§ Exercise brief: Look through the material below for "this". Copy every line that contains it.

[Items from a data source]
+++
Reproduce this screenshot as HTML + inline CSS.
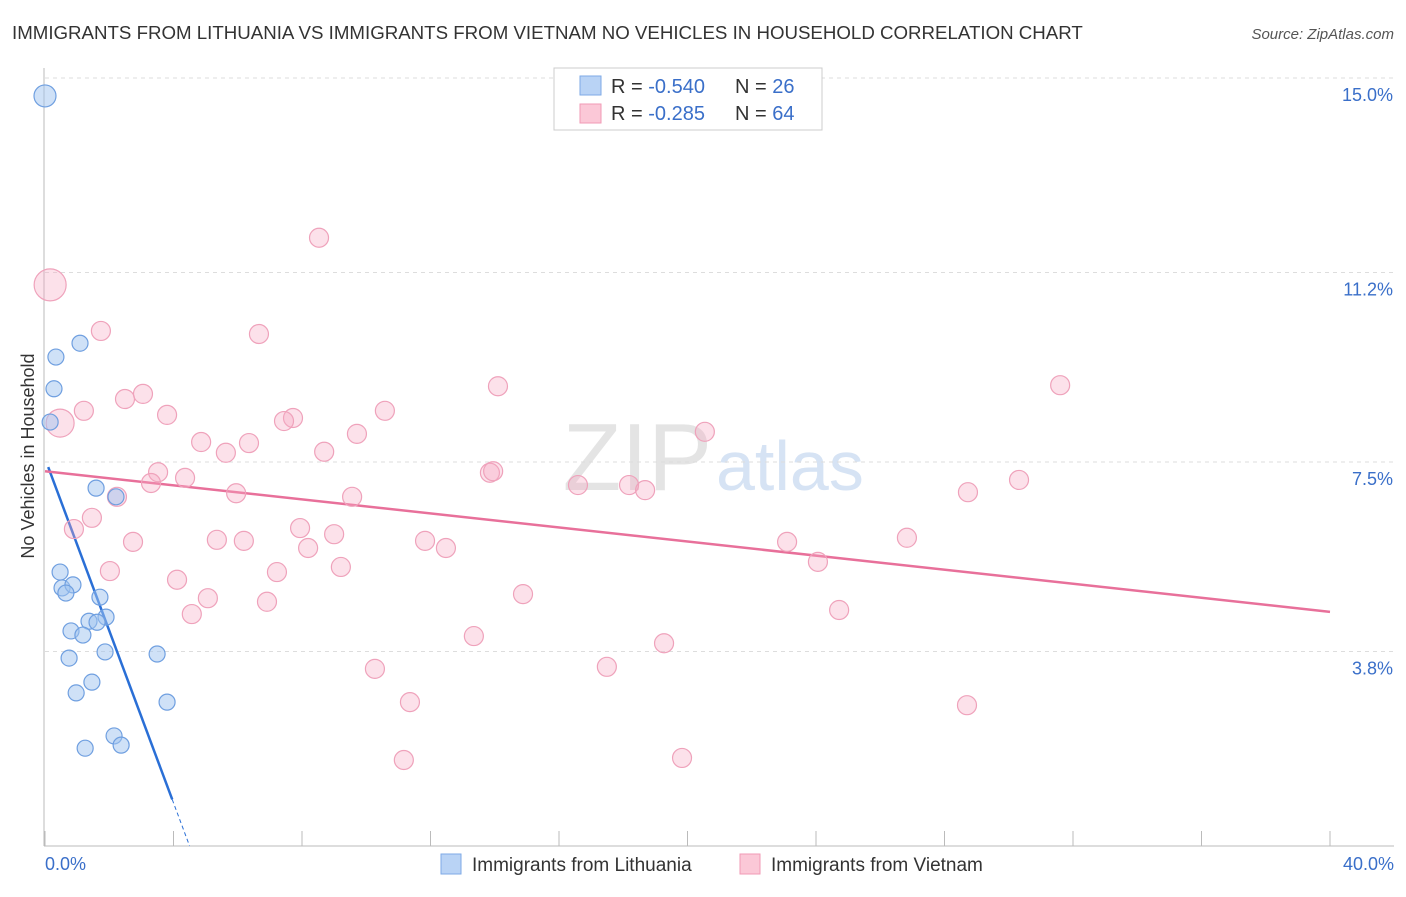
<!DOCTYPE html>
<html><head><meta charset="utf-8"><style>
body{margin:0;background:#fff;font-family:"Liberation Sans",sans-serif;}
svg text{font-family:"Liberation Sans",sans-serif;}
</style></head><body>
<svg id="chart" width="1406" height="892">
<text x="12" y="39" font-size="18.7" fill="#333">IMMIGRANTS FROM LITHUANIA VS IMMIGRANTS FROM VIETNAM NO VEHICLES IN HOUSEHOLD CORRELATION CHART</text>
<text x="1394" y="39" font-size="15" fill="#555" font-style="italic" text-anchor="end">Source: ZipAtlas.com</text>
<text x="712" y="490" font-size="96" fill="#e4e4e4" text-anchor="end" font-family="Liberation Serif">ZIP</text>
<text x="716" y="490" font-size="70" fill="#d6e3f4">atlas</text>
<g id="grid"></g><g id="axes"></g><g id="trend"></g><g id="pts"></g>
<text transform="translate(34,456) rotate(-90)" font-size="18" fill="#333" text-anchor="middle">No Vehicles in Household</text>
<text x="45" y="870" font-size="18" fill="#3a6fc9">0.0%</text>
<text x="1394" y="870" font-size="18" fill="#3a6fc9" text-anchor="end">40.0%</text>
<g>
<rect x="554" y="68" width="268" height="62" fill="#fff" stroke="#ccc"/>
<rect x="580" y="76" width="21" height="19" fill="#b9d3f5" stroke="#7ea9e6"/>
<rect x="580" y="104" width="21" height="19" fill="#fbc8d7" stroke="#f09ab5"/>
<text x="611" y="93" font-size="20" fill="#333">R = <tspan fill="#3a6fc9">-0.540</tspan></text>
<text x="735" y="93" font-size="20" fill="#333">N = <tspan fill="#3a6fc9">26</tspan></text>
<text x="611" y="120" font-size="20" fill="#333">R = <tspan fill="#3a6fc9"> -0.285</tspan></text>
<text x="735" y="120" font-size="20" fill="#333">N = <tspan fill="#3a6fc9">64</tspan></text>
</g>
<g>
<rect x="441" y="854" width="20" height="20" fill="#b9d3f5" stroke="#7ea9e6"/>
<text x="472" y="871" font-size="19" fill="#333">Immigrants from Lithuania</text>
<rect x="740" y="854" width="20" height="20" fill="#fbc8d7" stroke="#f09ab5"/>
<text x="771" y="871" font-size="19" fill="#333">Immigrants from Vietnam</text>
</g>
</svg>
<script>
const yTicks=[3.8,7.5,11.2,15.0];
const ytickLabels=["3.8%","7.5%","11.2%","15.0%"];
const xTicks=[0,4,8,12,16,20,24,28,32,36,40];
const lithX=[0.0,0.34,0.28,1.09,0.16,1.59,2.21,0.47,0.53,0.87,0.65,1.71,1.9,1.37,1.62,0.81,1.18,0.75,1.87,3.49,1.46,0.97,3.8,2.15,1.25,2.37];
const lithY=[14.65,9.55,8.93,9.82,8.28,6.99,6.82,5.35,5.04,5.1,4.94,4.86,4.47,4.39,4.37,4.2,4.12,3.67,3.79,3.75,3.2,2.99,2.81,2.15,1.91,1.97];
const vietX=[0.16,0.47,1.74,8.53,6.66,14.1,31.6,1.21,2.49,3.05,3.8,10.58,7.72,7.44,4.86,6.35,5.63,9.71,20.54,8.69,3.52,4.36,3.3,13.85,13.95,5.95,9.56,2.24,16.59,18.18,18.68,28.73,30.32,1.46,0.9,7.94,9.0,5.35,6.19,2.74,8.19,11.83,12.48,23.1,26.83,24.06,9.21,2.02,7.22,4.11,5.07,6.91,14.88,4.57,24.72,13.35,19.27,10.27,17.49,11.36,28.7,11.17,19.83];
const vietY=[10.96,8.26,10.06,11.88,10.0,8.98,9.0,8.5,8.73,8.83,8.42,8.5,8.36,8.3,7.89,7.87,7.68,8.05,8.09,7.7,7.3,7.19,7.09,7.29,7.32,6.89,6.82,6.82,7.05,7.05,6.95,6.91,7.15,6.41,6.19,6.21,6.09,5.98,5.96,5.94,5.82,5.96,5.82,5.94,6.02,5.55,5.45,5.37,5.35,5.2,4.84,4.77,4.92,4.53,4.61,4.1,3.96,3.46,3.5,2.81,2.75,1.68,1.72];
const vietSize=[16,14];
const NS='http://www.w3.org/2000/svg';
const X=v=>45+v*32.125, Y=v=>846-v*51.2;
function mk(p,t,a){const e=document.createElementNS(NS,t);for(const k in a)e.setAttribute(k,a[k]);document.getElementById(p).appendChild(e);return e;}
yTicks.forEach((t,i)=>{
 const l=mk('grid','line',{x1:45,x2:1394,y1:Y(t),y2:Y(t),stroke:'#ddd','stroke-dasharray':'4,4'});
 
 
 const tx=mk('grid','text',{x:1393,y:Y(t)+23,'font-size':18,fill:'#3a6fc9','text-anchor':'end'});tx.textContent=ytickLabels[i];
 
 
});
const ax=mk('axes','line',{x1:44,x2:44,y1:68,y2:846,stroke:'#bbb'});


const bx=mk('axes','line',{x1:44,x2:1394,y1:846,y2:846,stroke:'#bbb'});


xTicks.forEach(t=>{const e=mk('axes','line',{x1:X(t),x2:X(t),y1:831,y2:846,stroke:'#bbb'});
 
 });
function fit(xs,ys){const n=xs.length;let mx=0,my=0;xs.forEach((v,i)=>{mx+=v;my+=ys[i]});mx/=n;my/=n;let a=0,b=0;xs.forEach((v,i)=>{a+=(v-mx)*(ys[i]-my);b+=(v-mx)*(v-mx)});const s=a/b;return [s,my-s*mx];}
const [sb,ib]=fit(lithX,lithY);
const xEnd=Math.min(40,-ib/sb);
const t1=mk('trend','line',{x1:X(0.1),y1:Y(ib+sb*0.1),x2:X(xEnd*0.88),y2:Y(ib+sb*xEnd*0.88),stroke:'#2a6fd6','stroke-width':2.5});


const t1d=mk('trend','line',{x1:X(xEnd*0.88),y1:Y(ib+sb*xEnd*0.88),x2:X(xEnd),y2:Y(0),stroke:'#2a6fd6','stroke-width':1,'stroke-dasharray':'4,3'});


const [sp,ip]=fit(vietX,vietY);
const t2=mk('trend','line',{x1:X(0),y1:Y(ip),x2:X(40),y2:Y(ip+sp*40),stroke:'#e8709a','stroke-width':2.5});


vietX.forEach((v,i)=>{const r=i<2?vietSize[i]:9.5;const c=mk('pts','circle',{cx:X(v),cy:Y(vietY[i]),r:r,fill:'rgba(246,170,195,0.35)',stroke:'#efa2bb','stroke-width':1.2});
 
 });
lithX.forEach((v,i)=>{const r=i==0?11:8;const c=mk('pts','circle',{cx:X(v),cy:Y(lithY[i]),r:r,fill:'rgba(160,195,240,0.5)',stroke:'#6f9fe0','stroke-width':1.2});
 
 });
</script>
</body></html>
+++
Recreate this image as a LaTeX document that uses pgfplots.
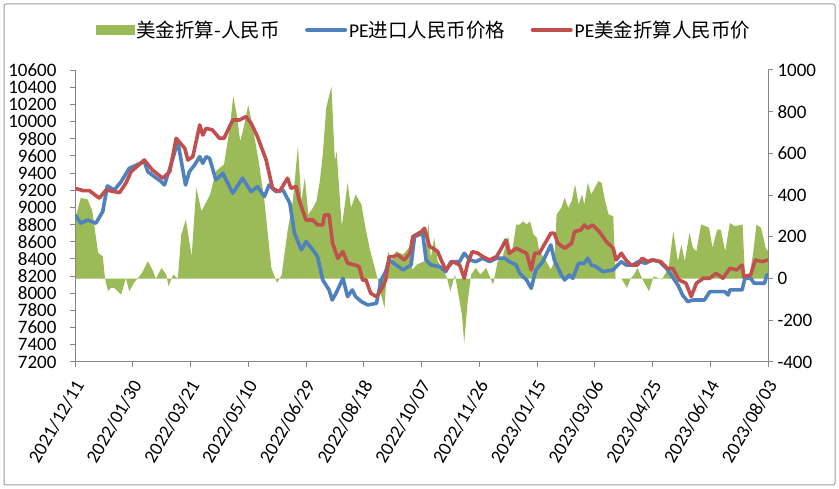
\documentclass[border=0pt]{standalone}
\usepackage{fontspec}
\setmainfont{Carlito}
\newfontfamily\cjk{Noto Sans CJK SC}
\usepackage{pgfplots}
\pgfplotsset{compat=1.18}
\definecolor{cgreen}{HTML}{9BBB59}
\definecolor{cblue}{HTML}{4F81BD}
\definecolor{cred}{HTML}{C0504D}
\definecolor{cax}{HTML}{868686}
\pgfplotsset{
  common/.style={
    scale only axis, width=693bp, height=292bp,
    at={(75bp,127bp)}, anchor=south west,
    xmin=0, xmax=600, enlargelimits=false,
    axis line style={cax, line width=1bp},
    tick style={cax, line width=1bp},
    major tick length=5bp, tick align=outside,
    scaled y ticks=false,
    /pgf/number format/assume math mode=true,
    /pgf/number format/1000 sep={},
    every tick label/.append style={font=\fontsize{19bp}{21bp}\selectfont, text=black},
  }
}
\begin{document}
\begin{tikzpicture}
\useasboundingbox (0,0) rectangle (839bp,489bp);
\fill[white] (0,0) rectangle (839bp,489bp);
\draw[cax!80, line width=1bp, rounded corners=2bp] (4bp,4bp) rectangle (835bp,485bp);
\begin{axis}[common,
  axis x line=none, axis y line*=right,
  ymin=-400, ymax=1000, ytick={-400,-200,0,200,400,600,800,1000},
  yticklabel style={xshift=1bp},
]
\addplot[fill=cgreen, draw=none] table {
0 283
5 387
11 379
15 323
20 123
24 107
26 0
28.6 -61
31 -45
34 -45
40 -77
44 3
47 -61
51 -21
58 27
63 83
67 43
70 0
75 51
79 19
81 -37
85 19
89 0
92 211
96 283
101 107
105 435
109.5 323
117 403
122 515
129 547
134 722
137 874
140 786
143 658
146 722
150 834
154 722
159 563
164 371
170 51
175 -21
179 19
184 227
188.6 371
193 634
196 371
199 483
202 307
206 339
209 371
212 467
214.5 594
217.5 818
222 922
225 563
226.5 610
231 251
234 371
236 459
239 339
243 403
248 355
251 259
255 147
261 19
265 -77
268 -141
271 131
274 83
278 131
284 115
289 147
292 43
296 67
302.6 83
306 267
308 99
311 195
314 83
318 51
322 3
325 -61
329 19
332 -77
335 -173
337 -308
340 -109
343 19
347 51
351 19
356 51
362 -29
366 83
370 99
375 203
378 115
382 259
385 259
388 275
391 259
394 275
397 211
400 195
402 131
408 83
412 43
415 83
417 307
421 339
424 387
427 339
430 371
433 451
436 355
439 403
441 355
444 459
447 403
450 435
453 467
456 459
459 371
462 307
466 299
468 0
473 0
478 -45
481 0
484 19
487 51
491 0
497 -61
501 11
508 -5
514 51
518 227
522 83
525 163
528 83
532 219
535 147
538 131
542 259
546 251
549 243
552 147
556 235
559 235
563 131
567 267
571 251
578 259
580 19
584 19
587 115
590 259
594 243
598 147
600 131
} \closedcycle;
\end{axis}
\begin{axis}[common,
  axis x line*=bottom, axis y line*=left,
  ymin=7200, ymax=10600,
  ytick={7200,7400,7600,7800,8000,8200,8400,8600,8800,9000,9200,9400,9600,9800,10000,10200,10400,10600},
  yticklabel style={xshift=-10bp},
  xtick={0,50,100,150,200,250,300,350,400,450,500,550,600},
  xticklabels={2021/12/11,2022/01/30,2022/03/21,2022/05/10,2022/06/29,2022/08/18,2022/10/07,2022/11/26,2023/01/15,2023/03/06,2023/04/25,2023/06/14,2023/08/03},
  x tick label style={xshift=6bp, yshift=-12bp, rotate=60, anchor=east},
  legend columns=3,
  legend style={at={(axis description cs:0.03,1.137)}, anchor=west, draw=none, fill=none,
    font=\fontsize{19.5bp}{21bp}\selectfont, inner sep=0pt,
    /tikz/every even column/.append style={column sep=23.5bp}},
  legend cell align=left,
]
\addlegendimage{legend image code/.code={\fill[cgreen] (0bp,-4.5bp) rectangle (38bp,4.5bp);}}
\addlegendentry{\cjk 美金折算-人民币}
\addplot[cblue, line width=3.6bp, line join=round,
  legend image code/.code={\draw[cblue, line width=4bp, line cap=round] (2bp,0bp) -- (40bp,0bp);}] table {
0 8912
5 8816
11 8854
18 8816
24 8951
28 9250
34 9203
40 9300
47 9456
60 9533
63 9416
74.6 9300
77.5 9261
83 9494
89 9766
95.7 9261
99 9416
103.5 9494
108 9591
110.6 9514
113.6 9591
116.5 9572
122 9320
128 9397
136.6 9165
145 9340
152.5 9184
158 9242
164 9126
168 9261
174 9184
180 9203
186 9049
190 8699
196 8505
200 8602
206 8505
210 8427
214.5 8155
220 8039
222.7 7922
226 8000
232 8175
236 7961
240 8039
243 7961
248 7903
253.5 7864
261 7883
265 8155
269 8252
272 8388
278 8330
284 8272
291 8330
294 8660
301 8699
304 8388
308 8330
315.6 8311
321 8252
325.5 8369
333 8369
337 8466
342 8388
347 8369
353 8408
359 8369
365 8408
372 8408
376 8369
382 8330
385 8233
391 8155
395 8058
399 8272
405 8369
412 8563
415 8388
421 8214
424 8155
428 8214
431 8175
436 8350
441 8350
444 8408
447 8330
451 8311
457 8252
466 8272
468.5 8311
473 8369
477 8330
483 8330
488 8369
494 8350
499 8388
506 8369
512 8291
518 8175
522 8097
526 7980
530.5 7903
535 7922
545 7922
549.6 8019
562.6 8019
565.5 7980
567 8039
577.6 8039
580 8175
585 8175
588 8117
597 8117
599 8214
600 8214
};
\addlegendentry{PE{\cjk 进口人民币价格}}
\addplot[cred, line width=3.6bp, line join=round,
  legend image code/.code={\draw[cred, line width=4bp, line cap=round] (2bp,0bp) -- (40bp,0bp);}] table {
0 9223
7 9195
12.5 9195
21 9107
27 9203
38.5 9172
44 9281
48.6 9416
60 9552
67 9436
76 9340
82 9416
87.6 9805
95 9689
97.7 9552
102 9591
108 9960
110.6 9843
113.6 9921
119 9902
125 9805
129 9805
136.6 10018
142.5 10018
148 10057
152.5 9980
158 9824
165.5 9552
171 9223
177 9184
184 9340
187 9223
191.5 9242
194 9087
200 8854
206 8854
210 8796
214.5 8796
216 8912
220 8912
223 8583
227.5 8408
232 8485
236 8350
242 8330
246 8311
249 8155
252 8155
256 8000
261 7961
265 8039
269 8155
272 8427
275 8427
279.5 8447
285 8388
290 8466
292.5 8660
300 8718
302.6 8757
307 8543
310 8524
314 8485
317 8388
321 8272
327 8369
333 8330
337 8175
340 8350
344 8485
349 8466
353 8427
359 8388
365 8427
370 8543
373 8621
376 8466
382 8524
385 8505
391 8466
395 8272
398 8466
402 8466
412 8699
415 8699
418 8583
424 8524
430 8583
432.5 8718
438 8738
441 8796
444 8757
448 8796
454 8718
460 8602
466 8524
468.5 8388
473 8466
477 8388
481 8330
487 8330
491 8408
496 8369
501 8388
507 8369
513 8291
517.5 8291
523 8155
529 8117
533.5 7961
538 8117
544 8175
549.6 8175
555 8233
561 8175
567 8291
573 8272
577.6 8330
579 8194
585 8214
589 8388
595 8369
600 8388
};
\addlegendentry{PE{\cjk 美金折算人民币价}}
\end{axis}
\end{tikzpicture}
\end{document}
+++
§ Written solution:
Reproduce this screenshot as HTML + inline CSS.
Recreate this image as a LaTeX document that uses pgfplots.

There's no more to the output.